Chirag and I are celebrating our one month anniversary today, and we couldn’t happier. Since my arrival in the hills, every hour has passed at a drastically different pace from the last. When I’ve been developing my research project I’ve felt a bit like a suspended wind-up car, wheels spinning eagerly but not quite hitting the ground yet. On the other hand, all of the unintentional learning that comes with trying to understand life in a foreign place has been fast-paced, non-stop, ever-interesting and invaluable. Finally, though, I’m beginning to feel like I’ve hit the ground and hit my stride, developing a routine of sorts that I’ll be very happy to maintain for the next few weeks if possible. Now that I’m back at the office, I’m spending my mornings teaching English songs at the Chirag School, my afternoons reviewing and transcribing interview footage, and my evenings out on the field with a translator.
I’ve just returned from several days at a homestay, living with a family in another village. They were wonderfully generous, and we spent many evenings laughing over my misshapen rotis and their well-intentioned pantomimes. And the food! I couldn’t tell if I was crying from the chilies or from sheer joy. It felt like every member of the family spent most of the day doing something productive for the household, and yet they barely let me lift a finger to help (I literally fought to wash my own plates!).
I spent most of my days out interviewing village women. I had the translating help of a spunky local girl named Tulsi whose self-confidence was downright audacious (“You are so lucky to have me translating- everyone here knows me!”) but so laughably likeable that we became an excellent team and great friends in these few days. I was fortunate to be living with a woman named Kuntidi who I met several weeks ago and who is President of a self-help group (SHG) in the area. The SHGs, usually comprised of only women, are formed by groups with similar interests and often involve a saving and lending dimension, offering the women a source of credit through micro-lending and interloaning. Many were created under the guidance of Chirag or other local organizations and seem to have taken off with varying levels of success. I’m looking to compare several SHGs in this area by assessing their members’ motivations for joining, their understanding of the group’s rules about repayment, and their perception of the psychology behind different repayment strategies.
Interviews tend to run long – thirty minutes or so with each woman – but I often walk away with a better understanding of that woman’s notions towards saving and towards me, an outsider who they nevertheless insist on treating as not only a guest but a “daughter”. The kindness and warmth I’ve been met with in every villager’s house has been delightfully disarming.

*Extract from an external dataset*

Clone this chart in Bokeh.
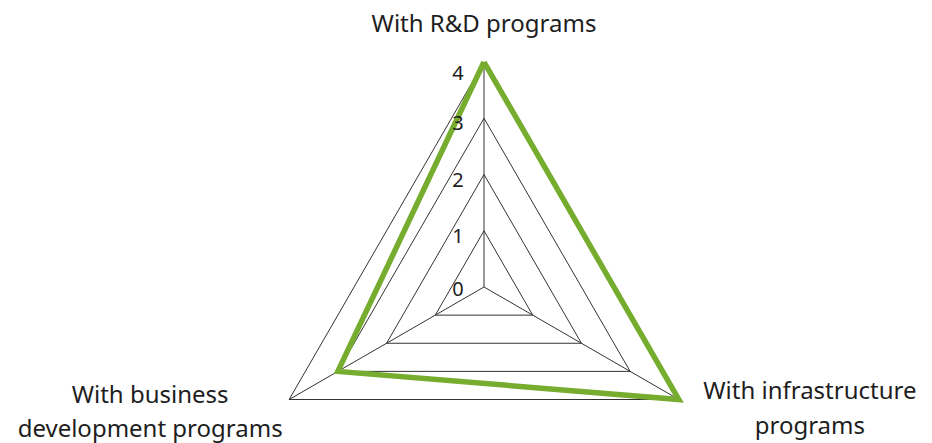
import numpy as np
from bokeh.plotting import figure
from bokeh.models import Range1d
from bokeh.core.properties import value
from bokeh.embed import file_html
from bokeh.resources import INLINE

# ---- data ----
categories = ["With R&D programs", "With infrastructure\nprograms", "With business\ndevelopment programs"]
angles_deg = [90, -30, 210]
values = [4, 4, 3]
ticks = [0, 1, 2, 3, 4]

# ---- layout ----
W, H = 932, 443
unit = 56.25                  # px per value unit
cx_px, cy_px = 483.5, 156.5   # center position (from left, from bottom)
p = figure(width=W, height=H, output_backend="svg", toolbar_location=None,
           x_axis_type=None, y_axis_type=None,
           x_range=Range1d(-cx_px / unit, (W - cx_px) / unit),
           y_range=Range1d(-cy_px / unit, (H - cy_px) / unit),
           min_border=0, min_border_left=0, min_border_right=0,
           min_border_top=0, min_border_bottom=0)
p.outline_line_color = None
p.grid.visible = False
p.background_fill_color = "white"

ang = np.radians(angles_deg)
rmax = max(ticks)

# grid triangles
for t in ticks[1:]:
    xs = list(t * np.cos(ang)) + [t * np.cos(ang[0])]
    ys = list(t * np.sin(ang)) + [t * np.sin(ang[0])]
    p.line(xs, ys, line_color="#333333", line_width=1)

# spokes
for a in ang:
    p.line([0, rmax * np.cos(a)], [0, rmax * np.sin(a)], line_color="#333333", line_width=1)

# data polygon
vx = list(np.array(values) * np.cos(ang))
vy = list(np.array(values) * np.sin(ang))
p.line(vx + [vx[0]], vy + [vy[0]], line_color="#76ad2f", line_width=5.5, line_join="miter")

# tick labels
tick_off = [2, 5, 5, 5, 11]
for t, o in zip(ticks, tick_off):
    p.text(x=[-0.36], y=[t], text=[str(t)],
           text_align="right", text_baseline="middle", y_offset=o,
           text_font=value("Noto Sans"), text_font_size="20px", text_color="#1e1e1e")

# category labels (offsets from outer vertices, in px)
off_px = [(0, 39.5), (131, -7.5), (-139, -11)]
lx = [rmax * np.cos(a) + dx / unit for a, (dx, dy) in zip(ang, off_px)]
ly = [rmax * np.sin(a) + dy / unit for a, (dx, dy) in zip(ang, off_px)]
p.text(x=lx, y=ly, text=categories, text_align="center", text_baseline="middle",
       text_font=value("Noto Sans"), text_font_size="24px", text_color="#1e1e1e",
       text_line_height=1.05)

open("out.html", "w").write(file_html(p, INLINE))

Once again, the passage of time must be carefully balanced – it’s important not to spend too much time taking them away from their housework with my interview but equally essential to ignore the clock when having chai with them afterwards (or sometimes even lunch). I can’t help but recall my Philly days spent at the newspaper when the objective was to get there, get the story, and get out. This new approach is certainly one I can get used to and the investment of time in each person has taught me a thing or two about the value of time spent on the field.
Besides, if I didn’t leave enough time to get to know these ladies outside of the interview questionnaire, how would I have learned that Kuntidi and other women in leadership positions from her village are some of the goofiest, funniest, and loveliest people imaginable?
I assured Kuntidi, as well as all the other homestay moms I accumulated in those few days, that I will be back again soon. And yes, yes, I will stay for lunch.